My life has offered any number of occasions where feelings of hurt and vulnerability happened to me. After five years, a woman with whom I thought I was living told me that she had never loved me and summarily dumped me. She had lied to me for all those years on her own report. She did so, she said, "For your own good." Out of that incident, and the hurt that followed, I developed a perspective that I developed very consciously and with due critical reflection. It didn't involve protecting me so much as others. I decided that people have a right to know what we think is in their good before we act on our assumption—no surprises. That still makes sense to me today, even more sense given other ideas that I have gotten from my other experiences and learning in life. Doing something for another person only when we know from that other person what they want fits nicely inside the moral sphere and the end principle. When I ask what someone wants or how they respond to my idea of their good, I treat that person as an end in that person's self and not a means to my end. This choice of response left me with more personal power to act effectively and do so not out of defense but out of my becoming self which acts not out of having position power but allowing my personal power to live and work with the personal power of others. That highly conscious response to this critical moment motivated me to question previous meaning perspectives and make a very clear choice about my conduct in the future.
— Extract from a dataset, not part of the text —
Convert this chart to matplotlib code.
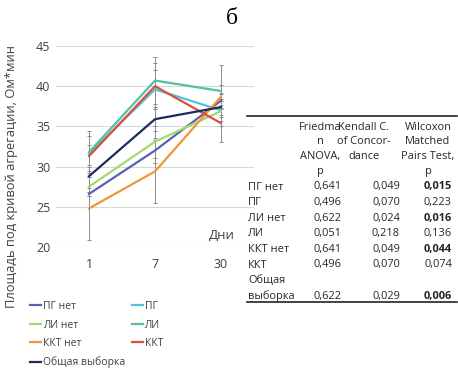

This experience also tempted me consciously, and less than consciously, to develop a meaning perspective by which I would act unquestioningly in the future. This would happen without critical reflection and find its basis on some previously developed meaning perspectives about vulnerability in terms of betrayal and defense against such perceived betrayal. I might have come to a meaning perspective that told my hurt and unquestioning identity the following: "All women are liars." That might have seemed to keep me safe from betrayal, from anger, from my essential vulnerability. Of course, it would have also kept me from experiencing anything like unconditional positive regard or love with another woman or even compassion with or for one. Both love and compassion work as unconditional, so I would have cut myself off from both love and compassion with the permanent and unshakeable judgment about all women as liars. That would become one of the meaning perspective screens or lenses through which I saw the world.
When I met and got to know Silvia, whom I have loved for twenty years or so and with whom I am now married, I would have seen none of her remarkably fine qualities except, perhaps as a ruse moving toward betrayal. I would have seen her as a woman, and I would know for certain that all women are liars. I would have rejected her out of hand, and my life, and my becoming self would have been immeasurably impoverished. If that were the case, the critical moment I might have chosen to produce something of a transformative response would become something quite diminishing. I would have chosen, at a low level perhaps, to make it transfixitive, stuck myself permanently on the lesson I chose to learn, stayed transfixed in that lesson, and remained stuck in that past possibly for the rest of my life. That choice would also have deprived me of a great deal of personal power to act out of my becoming self in any unconditional manner possible.[125] In the end, in response to the person who did me harm, whatever her rationale for that harm, I would make her memory a very decisive presence in my now transfixed life. Paradoxically, in order to protect myself from the kind of hurt she offered, I surrender much of my freedom of being and personal power to her memory. Happily, I knew and felt enough about choice to keep free of such a meaning perspective. I could choose otherwise.